Dinero
Dinero

Reputation: 1160

Using Pytest to test if a file is valid

I am brand new to python and know very little about testing.

Background

I am brand new to writing code in python and know little about testing. So as a first step I went through PyTest document to get an idea of how to write tests. I have a basic idea of what fixtures are and how to use monkey patching etc. However I am a little stumped because I am unsure how to test my code as the given examples on the website not as practical.

My Code

class Cache:
    def __init__(self):
        pass

    def get_object_etag(self, s3_path: str, file_name: str) -> str:
        bucket, key = s3.deconstruct_s3_path(f"{s3_path}/{file_name}")
        return s3_resource().Object(bucket, key).e_tag

    def file_exists(self, local_path: str, file_name: str) -> bool:
        return os.path.exists(f"{local_path}/{file_name}")

    def cache_file(self, s3_path: str, local_path: str, file_name_on_s3: str) -> None:
        etag_value = self.get_object_etag(s3_path, file_name_on_s3)
        local_file_name = "etag_" + etag_value + "_" + file_name_on_s3
        if not self.file_exists(local_path, local_file_name):
            os.makedirs(local_path, exist_ok=True)
            s3.copy_with_python_retry(
                from_path=f"{s3_path}/{file_name_on_s3}",
                to_path=f"{local_path}/{local_file_name}",
            )
        else:
            print("Cached File is Valid")

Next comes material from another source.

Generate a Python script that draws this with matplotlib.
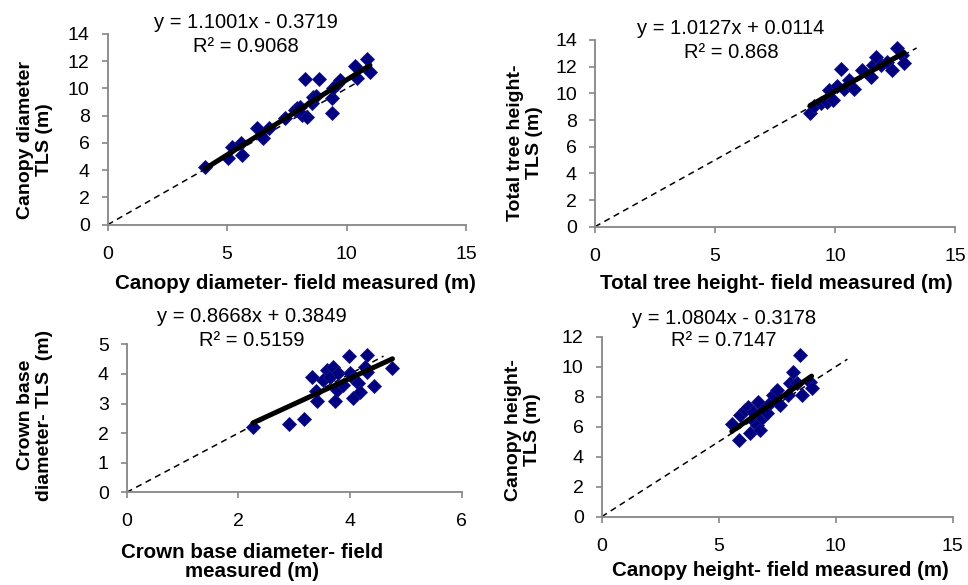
import matplotlib
matplotlib.use("Agg")
import matplotlib.pyplot as plt
import numpy as np

plt.rcParams['font.family'] = ['Liberation Sans', 'DejaVu Sans']

# canopy diameter (top left)
cd_field = [4.07, 5.02, 5.21, 5.56, 5.63, 6.27, 6.51, 6.76, 7.42, 7.84, 7.91, 8.05, 8.12,
            8.26, 8.33, 8.54, 8.6, 8.7, 8.85, 9.37, 9.37, 9.44, 9.58, 9.72, 10.35, 10.42,
            10.84, 10.98]
cd_tls = [4.26, 4.92, 5.73, 5.97, 5.12, 7.12, 6.39, 7.08, 7.81, 8.42, 8.54, 8.66, 8.05,
          10.68, 7.93, 8.91, 9.4, 9.45, 10.7, 9.28, 8.22, 10.01, 10.3, 10.62, 11.67, 10.75,
          12.14, 11.23]

# total tree height (top right)
th_field = [8.96, 9.13, 9.4, 9.68, 9.75, 9.9, 10.1, 10.24, 10.38, 10.58, 10.8, 11.14,
            11.49, 11.6, 11.7, 11.9, 12.18, 12.39, 12.6, 12.8, 12.88]
th_tls = [8.5, 9.05, 9.25, 9.38, 10.25, 9.5, 10.55, 11.8, 10.3, 11.0, 10.3, 11.75,
          11.25, 12.1, 12.75, 12.13, 12.38, 11.75, 13.38, 12.88, 12.25]

# crown base diameter (bottom left)
cb_field = [2.26, 2.91, 3.17, 3.32, 3.39, 3.4, 3.52, 3.58, 3.64, 3.7, 3.73, 3.76, 3.79,
            3.88, 3.99, 4.0, 4.05, 4.06, 4.15, 4.18, 4.27, 4.3, 4.3, 4.43, 4.76]
cb_tls = [2.2, 2.31, 2.47, 3.9, 3.43, 3.1, 3.8, 4.13, 3.9, 4.24, 3.1, 3.46, 4.02,
          3.62, 4.6, 4.02, 3.86, 3.17, 3.68, 3.4, 4.24, 4.64, 4.07, 3.59, 4.19]

# canopy height (bottom right)
ch_field = [5.56, 5.87, 5.91, 6.12, 6.27, 6.34, 6.48, 6.48, 6.62, 6.69, 6.77, 6.84, 6.91,
            7.05, 7.19, 7.33, 7.48, 7.62, 7.97, 8.05, 8.19, 8.33, 8.47, 8.55, 8.9, 8.97]
ch_tls = [6.16, 5.11, 6.78, 7.11, 7.33, 5.56, 7.0, 6.44, 6.11, 7.67, 5.78, 6.56, 7.11,
          6.89, 7.56, 8.11, 8.44, 7.44, 8.11, 8.89, 9.67, 8.89, 10.78, 8.11, 9.0, 8.56]

slopes = [1.1001, 1.0127, 0.8668, 1.0804]
intercepts = [-0.3719, 0.0114, 0.3849, -0.3178]
r2 = ["0.9068", "0.868", "0.5159", "0.7147"]
eq_text = ["y = 1.1001x - 0.3719", "y = 1.0127x + 0.0114",
           "y = 0.8668x + 0.3849", "y = 1.0804x - 0.3178"]
xlabels = ["Canopy diameter- field measured (m)", "Total tree height- field measured (m)",
           "Crown base diameter- field\nmeasured (m)", "Canopy height- field measured (m)"]
ylabels = ["Canopy diameter\nTLS (m)", "Total tree height-\nTLS (m)",
           "Crown base\ndiameter- TLS  (m)", "Canopy height-\nTLS (m)"]
xmax = [15, 15, 6, 15]
xstep = [5, 5, 2, 5]
ymax = [14, 14, 5, 12]
ystep = [2, 2, 1, 2]
line11_end = [10.8, 13.4, 4.6, 10.5]

W, H = 968, 585
# axes boxes in pixels: left, top, right, bottom
boxes = [(107.7, 34, 466, 224.7), (595, 40, 955, 226.7),
         (126.7, 344.3, 461.7, 492.3), (601.7, 336.7, 952.7, 516.7)]
# text anchors in pixels
eq_pos = [(246, 23, 47), (731, 29, 53), (252, 317, 341), (724, 318, 341)]
xlab_pos = [(295, 283), (776, 283), (252, 562), (780, 570)]
ylab_pos = [(35, 140), (525, 143), (35, 415), (523, 430)]

data = [(cd_field, cd_tls), (th_field, th_tls), (cb_field, cb_tls), (ch_field, ch_tls)]

fig = plt.figure(figsize=(W / 100, H / 100), dpi=100)
grey = "#868686"
fs = 14

for i in range(4):
    l, t, r, b = boxes[i]
    ax = fig.add_axes([l / W, 1 - b / H, (r - l) / W, (b - t) / H])
    x, y = data[i]
    ax.plot([0, line11_end[i]], [0, line11_end[i]], color="black", lw=1.1,
            dashes=(4, 3), zorder=1)
    ax.plot(x, y, linestyle="none", marker="D", ms=7, mfc="#000080",
            mec="#1a1a80", mew=0.6, zorder=2)
    xs = np.array([min(x), max(x)])
    ax.plot(xs, slopes[i] * xs + intercepts[i], color="black", lw=3.6,
            solid_capstyle="round", zorder=3)

    ax.set_xlim(0, xmax[i])
    ax.set_ylim(0, ymax[i])
    ax.set_xticks(np.arange(0, xmax[i] + 0.1, xstep[i]))
    ax.set_yticks(np.arange(0, ymax[i] + 0.1, ystep[i]))
    for s in ["top", "right"]:
        ax.spines[s].set_visible(False)
    for s in ["left", "bottom"]:
        ax.spines[s].set_color(grey)
        ax.spines[s].set_linewidth(1.3)
    ax.tick_params(direction="out", length=4, width=1.2, color=grey, labelsize=fs)
    ax.tick_params(axis="x", pad=11)
    ax.tick_params(axis="y", pad=9)
    ax.patch.set_alpha(0)

    ex, ey1, ey2 = eq_pos[i]
    fig.text(ex / W, 1 - ey1 / H, eq_text[i], ha="center", va="center", fontsize=14.5)
    fig.text(ex / W, 1 - ey2 / H, "R² = " + r2[i], ha="center", va="center", fontsize=14.5)
    lx, ly = xlab_pos[i]
    fig.text(lx / W, 1 - ly / H, xlabels[i], ha="center", va="center",
             fontsize=14.8, fontweight="bold", linespacing=1.05)
    yx, yy = ylab_pos[i]
    fig.text(yx / W, 1 - yy / H, ylabels[i], ha="center", va="center", rotation=90,
             fontsize=fs, fontweight="bold", linespacing=1.1)

fig.savefig("out.png", dpi=100)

I want to test the cache_file() function. This function will take the path of a file on s3, local path, the file name on s3 and append the etag value as a name. At any given time we can check if a path / file exists. In case the etag has changed then the file won't exist either since the local_file_name we construct would be invalid.

Testing Approach

Let's assume currently I have a path foo/myfoo/etag_123_my_file.csv/

Now let's say i go to s3 and for some reason the etag has changed so my file name becomes etag_124_my_file.csv so in this case i would fail the file exists check and be forced to download the updated file again.

Another test case would be the ideal case where the file name on s3 matches the local file name meaning the cached file is valid.

I am very confused on how I can test this as I am new to testing an pytest and don't have the test driven mindset.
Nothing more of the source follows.